Darfur

Map of Darfur
Map of Darfur

In 1989 a civil war began in the African nation of Sudan after an officer in the Sudanese army, Omar al-Bashir, seized power through a coup d’état. The roots of this war are complex, including struggle over limited resources following a serious drought and famine in the mid-1980s, conflicting conceptions of the use of land, ethnic tensions between southern and northern peoples, and religious tensions between Muslims and non-Muslims.

In addition, in a more recent development, the cultivation of oil fields in southern Sudan led the government to engage in widespread destruction of longstanding villages to profit from the production and sale of oil.

Throughout the entire process the government used food and resources as weapons, often pitting different ethnic groups against each other and withholding humanitarian aid to force the population to abide by its policies. In the 17 years after the civil war began, fighting displaced more than 4 million Sudanese and killed at minimum 2 million, many of them targets of ethnic cleansing and starvation by their own government.

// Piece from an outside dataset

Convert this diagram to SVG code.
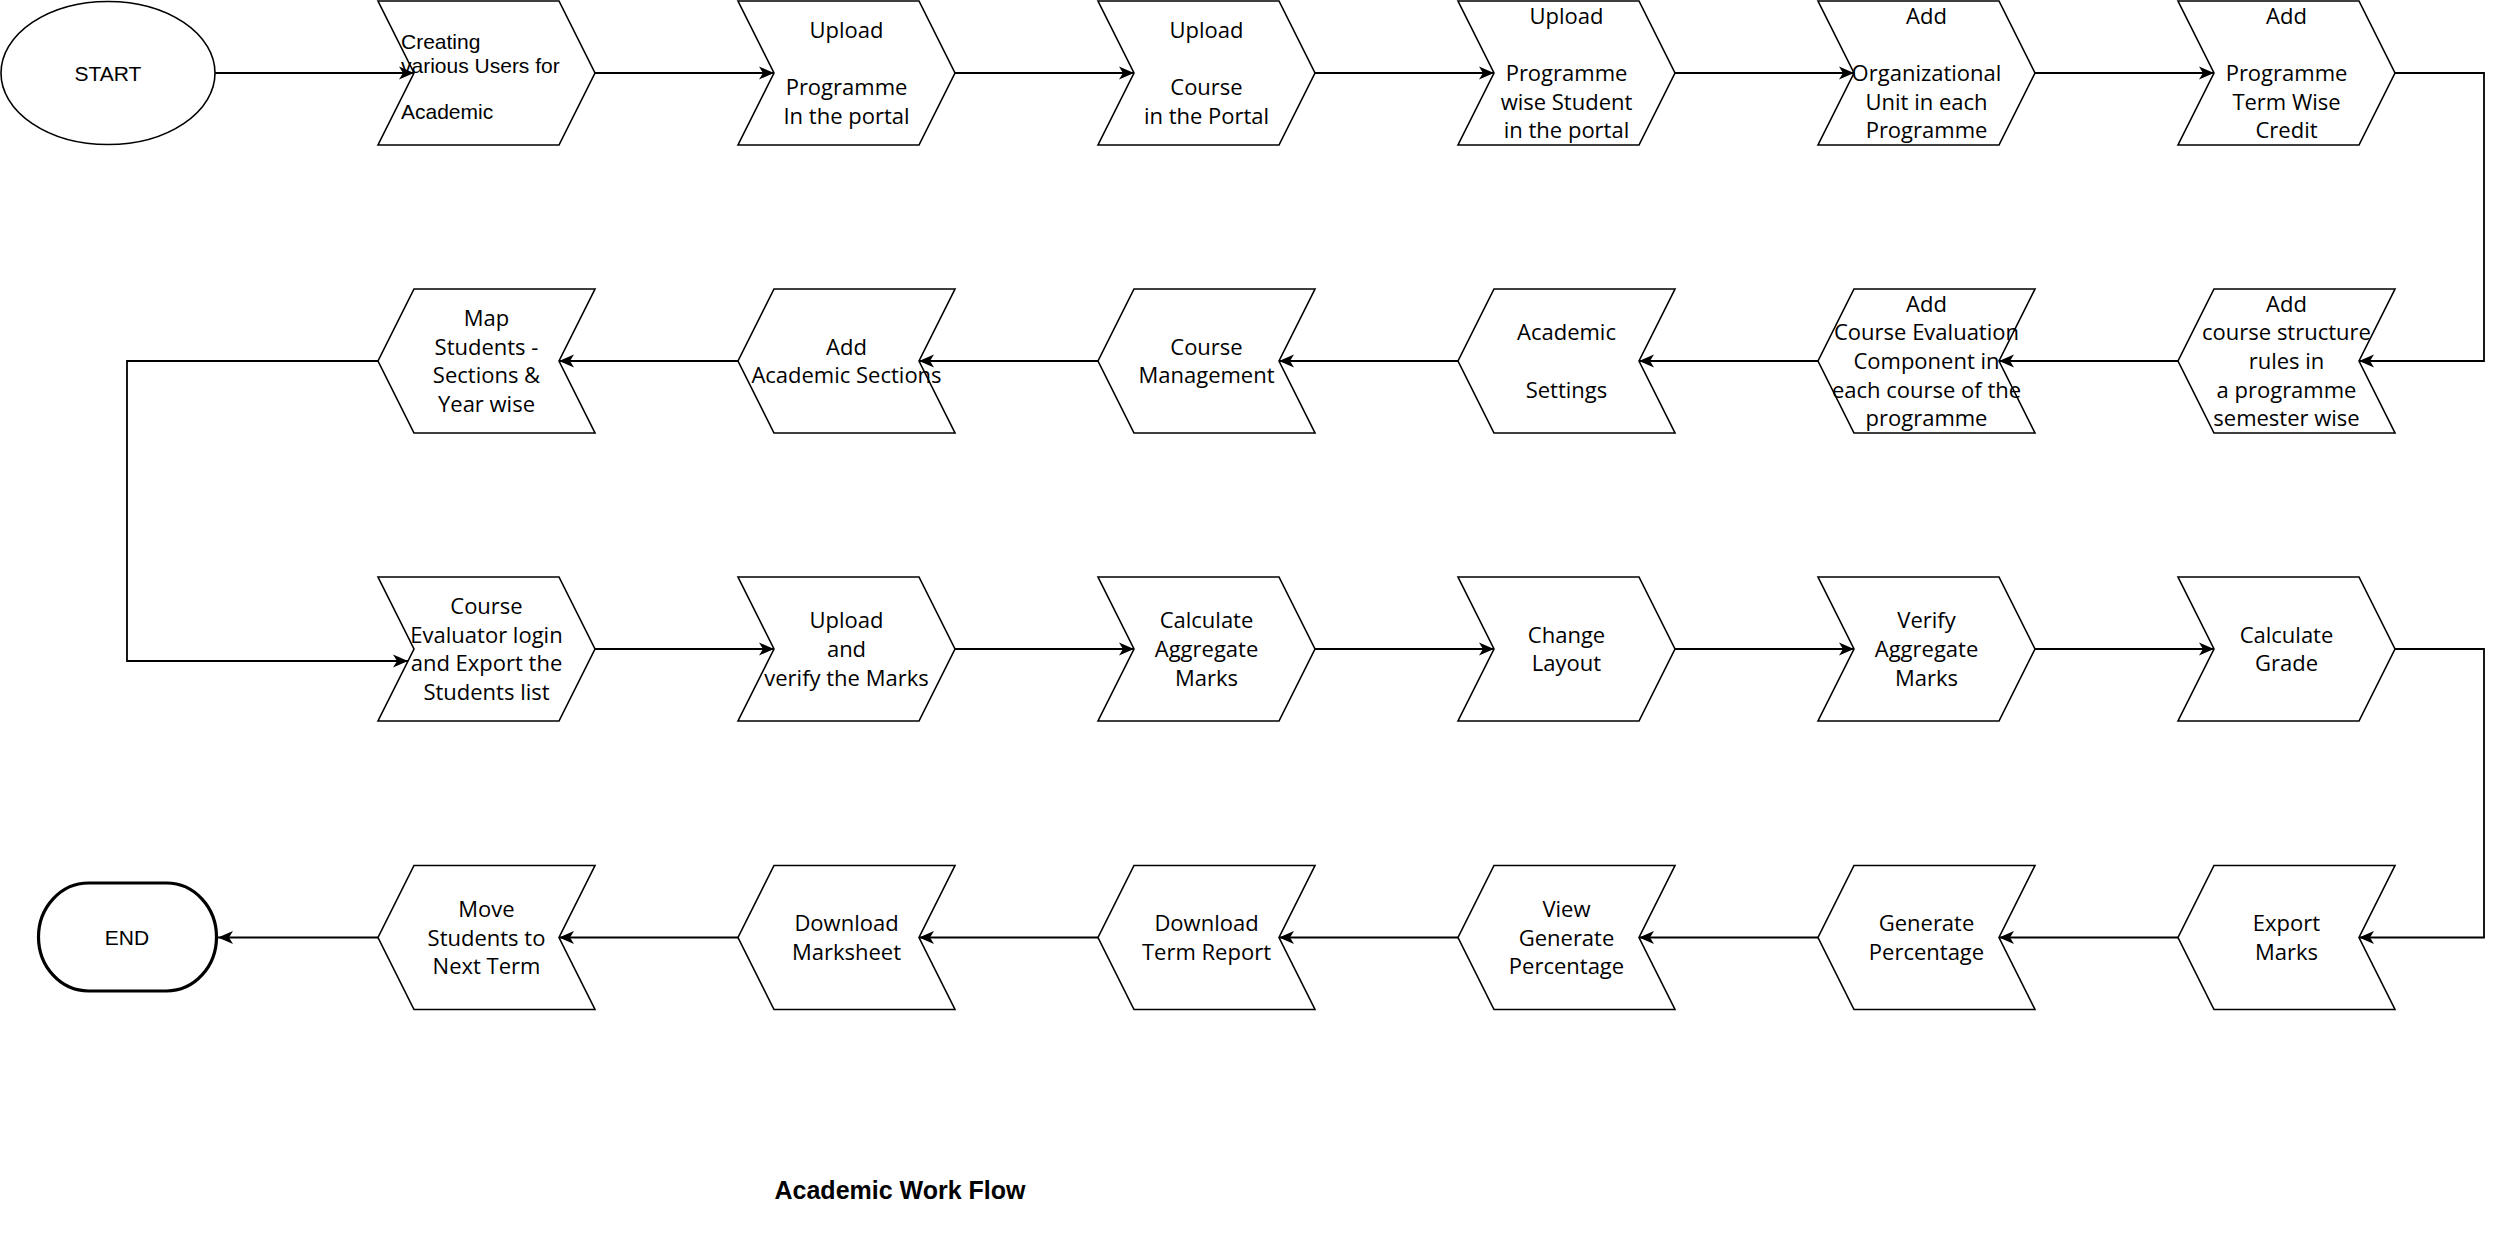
<svg xmlns="http://www.w3.org/2000/svg" xmlns:xlink="http://www.w3.org/1999/xlink" width="2500" height="1244" viewBox="0 0 2500 1244">
<style>
.shape{fill:#fff;stroke:#000;stroke-width:1.6;stroke-linejoin:miter}
.t{font-family:"Open Sans","Noto Sans",sans-serif;font-size:22px;fill:#000;text-anchor:middle}
.a{font-family:"Liberation Sans",Arial,sans-serif;font-size:21px;fill:#000}
.title{font-family:"Liberation Sans",Arial,sans-serif;font-size:25px;font-weight:bold;fill:#000;text-anchor:middle}
.c{fill:none;stroke:#000;stroke-width:1.8;marker-end:url(#arr)}
</style>
<defs>
<marker id="arr" markerUnits="userSpaceOnUse" markerWidth="16" markerHeight="14" viewBox="0 0 16 14" refX="15" refY="7" orient="auto">
<path d="M0,0.5 L15,7 L0,13.5 L4,7 Z" fill="#000"/>
</marker>
<polygon id="cr" points="0,0 181,0 217,72 181,144 0,144 36,72"/>
<polygon id="cl" points="36,0 217,0 181,72 217,144 36,144 0,72"/>
</defs>
<rect width="2500" height="1244" fill="#fff"/>

<g id="connectors">
<path class="c" d="M215,73 H414"/>
<path class="c" d="M595,73 H774"/>
<path class="c" d="M955,73 H1134"/>
<path class="c" d="M1315,73 H1494"/>
<path class="c" d="M1675,73 H1854"/>
<path class="c" d="M2035,73 H2214"/>
<path class="c" d="M2395,73 H2484 V361 H2359"/>
<path class="c" d="M2178,361 H1999"/>
<path class="c" d="M1818,361 H1639"/>
<path class="c" d="M1458,361 H1279"/>
<path class="c" d="M1098,361 H919"/>
<path class="c" d="M738,361 H559"/>
<path class="c" d="M378,361 H127 V661 H408"/>
<path class="c" d="M595,649 H774"/>
<path class="c" d="M955,649 H1134"/>
<path class="c" d="M1315,649 H1494"/>
<path class="c" d="M1675,649 H1854"/>
<path class="c" d="M2035,649 H2214"/>
<path class="c" d="M2395,649 H2484 V937.5 H2359"/>
<path class="c" d="M2178,937.5 H1999"/>
<path class="c" d="M1818,937.5 H1639"/>
<path class="c" d="M1458,937.5 H1279"/>
<path class="c" d="M1098,937.5 H919"/>
<path class="c" d="M738,937.5 H559"/>
<path class="c" d="M378,937.5 H218"/>
</g>

<g id="start">
<ellipse class="shape" cx="108" cy="73" rx="107" ry="71.5"/>
<text class="a" x="108" y="80.5" text-anchor="middle">START</text>
</g>

<g id="n1">
<use xlink:href="#cr" class="shape" x="378" y="1"/>
<text class="a" x="401"><tspan x="401" y="49">Creating</tspan><tspan x="401" y="72.5">various Users for</tspan><tspan x="401" y="119">Academic</tspan></text>
</g>
<g id="n2">
<use xlink:href="#cr" class="shape" x="738" y="1"/>
<text class="t"><tspan x="846.5" y="38">Upload</tspan><tspan x="846.5" y="95.4">Programme</tspan><tspan x="846.5" y="124">In the portal</tspan></text>
</g>
<g id="n3">
<use xlink:href="#cr" class="shape" x="1098" y="1"/>
<text class="t"><tspan x="1206.5" y="38">Upload</tspan><tspan x="1206.5" y="95.4">Course</tspan><tspan x="1206.5" y="124">in the Portal</tspan></text>
</g>
<g id="n4">
<use xlink:href="#cr" class="shape" x="1458" y="1"/>
<text class="t"><tspan x="1566.5" y="23.6">Upload</tspan><tspan x="1566.5" y="81">Programme</tspan><tspan x="1566.5" y="109.7">wise Student</tspan><tspan x="1566.5" y="138.4">in the portal</tspan></text>
</g>
<g id="n5">
<use xlink:href="#cr" class="shape" x="1818" y="1"/>
<text class="t"><tspan x="1926.5" y="23.6">Add</tspan><tspan x="1926.5" y="81">Organizational</tspan><tspan x="1926.5" y="109.7">Unit in each</tspan><tspan x="1926.5" y="138.4">Programme</tspan></text>
</g>
<g id="n6">
<use xlink:href="#cr" class="shape" x="2178" y="1"/>
<text class="t"><tspan x="2286.5" y="23.6">Add</tspan><tspan x="2286.5" y="81">Programme</tspan><tspan x="2286.5" y="109.7">Term Wise</tspan><tspan x="2286.5" y="138.4">Credit</tspan></text>
</g>

<g id="n7">
<use xlink:href="#cl" class="shape" x="2178" y="289"/>
<text class="t"><tspan x="2286.5" y="311.6">Add</tspan><tspan x="2286.5" y="340.3">course structure</tspan><tspan x="2286.5" y="369">rules in</tspan><tspan x="2286.5" y="397.7">a programme</tspan><tspan x="2286.5" y="426.4">semester wise</tspan></text>
</g>
<g id="n8">
<use xlink:href="#cl" class="shape" x="1818" y="289"/>
<text class="t"><tspan x="1926.5" y="311.6">Add</tspan><tspan x="1926.5" y="340.3">Course Evaluation</tspan><tspan x="1926.5" y="369">Component in</tspan><tspan x="1926.5" y="397.7">each course of the</tspan><tspan x="1926.5" y="426.4">programme</tspan></text>
</g>
<g id="n9">
<use xlink:href="#cl" class="shape" x="1458" y="289"/>
<text class="t"><tspan x="1566.5" y="340.3">Academic</tspan><tspan x="1566.5" y="397.7">Settings</tspan></text>
</g>
<g id="n10">
<use xlink:href="#cl" class="shape" x="1098" y="289"/>
<text class="t"><tspan x="1206.5" y="354.65">Course</tspan><tspan x="1206.5" y="383.35">Management</tspan></text>
</g>
<g id="n11">
<use xlink:href="#cl" class="shape" x="738" y="289"/>
<text class="t"><tspan x="846.5" y="354.65">Add</tspan><tspan x="846.5" y="383.35">Academic Sections</tspan></text>
</g>
<g id="n12">
<use xlink:href="#cl" class="shape" x="378" y="289"/>
<text class="t"><tspan x="486.5" y="325.95">Map</tspan><tspan x="486.5" y="354.65">Students -</tspan><tspan x="486.5" y="383.35">Sections &amp;</tspan><tspan x="486.5" y="412.05">Year wise</tspan></text>
</g>

<g id="n13">
<use xlink:href="#cr" class="shape" x="378" y="577"/>
<text class="t"><tspan x="486.5" y="613.95">Course</tspan><tspan x="486.5" y="642.65">Evaluator login</tspan><tspan x="486.5" y="671.35">and Export the</tspan><tspan x="486.5" y="700.05">Students list</tspan></text>
</g>
<g id="n14">
<use xlink:href="#cr" class="shape" x="738" y="577"/>
<text class="t"><tspan x="846.5" y="628.3">Upload</tspan><tspan x="846.5" y="657">and</tspan><tspan x="846.5" y="685.7">verify the Marks</tspan></text>
</g>
<g id="n15">
<use xlink:href="#cr" class="shape" x="1098" y="577"/>
<text class="t"><tspan x="1206.5" y="628.3">Calculate</tspan><tspan x="1206.5" y="657">Aggregate</tspan><tspan x="1206.5" y="685.7">Marks</tspan></text>
</g>
<g id="n16">
<use xlink:href="#cr" class="shape" x="1458" y="577"/>
<text class="t"><tspan x="1566.5" y="642.65">Change</tspan><tspan x="1566.5" y="671.35">Layout</tspan></text>
</g>
<g id="n17">
<use xlink:href="#cr" class="shape" x="1818" y="577"/>
<text class="t"><tspan x="1926.5" y="628.3">Verify</tspan><tspan x="1926.5" y="657">Aggregate</tspan><tspan x="1926.5" y="685.7">Marks</tspan></text>
</g>
<g id="n18">
<use xlink:href="#cr" class="shape" x="2178" y="577"/>
<text class="t"><tspan x="2286.5" y="642.65">Calculate</tspan><tspan x="2286.5" y="671.35">Grade</tspan></text>
</g>

<g id="n19">
<use xlink:href="#cl" class="shape" x="2178" y="865.5"/>
<text class="t"><tspan x="2286.5" y="931.15">Export</tspan><tspan x="2286.5" y="959.85">Marks</tspan></text>
</g>
<g id="n20">
<use xlink:href="#cl" class="shape" x="1818" y="865.5"/>
<text class="t"><tspan x="1926.5" y="931.15">Generate</tspan><tspan x="1926.5" y="959.85">Percentage</tspan></text>
</g>
<g id="n21">
<use xlink:href="#cl" class="shape" x="1458" y="865.5"/>
<text class="t"><tspan x="1566.5" y="916.8">View</tspan><tspan x="1566.5" y="945.5">Generate</tspan><tspan x="1566.5" y="974.2">Percentage</tspan></text>
</g>
<g id="n22">
<use xlink:href="#cl" class="shape" x="1098" y="865.5"/>
<text class="t"><tspan x="1206.5" y="931.15">Download</tspan><tspan x="1206.5" y="959.85">Term Report</tspan></text>
</g>
<g id="n23">
<use xlink:href="#cl" class="shape" x="738" y="865.5"/>
<text class="t"><tspan x="846.5" y="931.15">Download</tspan><tspan x="846.5" y="959.85">Marksheet</tspan></text>
</g>
<g id="n24">
<use xlink:href="#cl" class="shape" x="378" y="865.5"/>
<text class="t"><tspan x="486.5" y="916.8">Move</tspan><tspan x="486.5" y="945.5">Students to</tspan><tspan x="486.5" y="974.2">Next Term</tspan></text>
</g>

<g id="end">
<rect x="38.5" y="883" width="178" height="108" rx="50" ry="54" fill="#fff" stroke="#000" stroke-width="3.2"/>
<text class="a" x="127" y="945" text-anchor="middle">END</text>
</g>

<g id="title">
<text class="title" x="900" y="1199">Academic Work Flow</text>
</g>
</svg>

After 2003, government brutality focused on the western region of Sudan, known as Darfur. The tensions in this region were directly linked to the ongoing struggle between pastoral and sedentary communities over land use. In 1989 this region was divided into three states: North Darfur, with its capital at Al-Fasher; South Darfur, with its capital at Nyala; and West Darfur, with its capital at Al-Jeneina.

In February 2003, in response to insurrection, the, government sent in its troops, bolstered by Arab paramilitary groups known as janjawiid (roughly “armed men on horseback”), predominantly drawn from this region.


In retaliation for the continued insurgency and the defiance of the civilian population, these two forces implemented a scorched-earth policy, eliminating both people and communities in a wide swath of destruction. They burned villages, destroyed crops, and stole livestock. Satellite imagery indicates that almost 50 percent of villages were completely destroyed in the western and southern regions of Darfur.

Government forces and the janjawiid bombarded communities with aerial assaults, confiscated property, and poisoned local water supplies in order to displace millions of people. In addition to all these acts of destruction, government troops and the janjawiid murdered civilians, abducted thousands of villagers, and participated in hundreds of rapes of women and girls.

Conservative estimates place the death toll in the collective region of Darfur at 200,000; other estimates range to 400,000. The majority of the deaths were due to starvation and disease, exacerbated by the government’s refusal to allow humanitarian aid, safe passage, and distribution.

In early 2006 violence persisted in the region as government troops and the janjawiid destroyed non-Arab villages and drove refugees into camps along the neighboring border with Chad.

The Sudanese government was directly connected to this process. The Sudanese government refused to allow humanitarian aid to flow freely into the region, to disband the janjawiid, to investigate consistently mass violence against civilians, to allow observers from the United Nations or nongovernmental agencies to document the crisis, or to permit United Nations peacekeepers on its soil.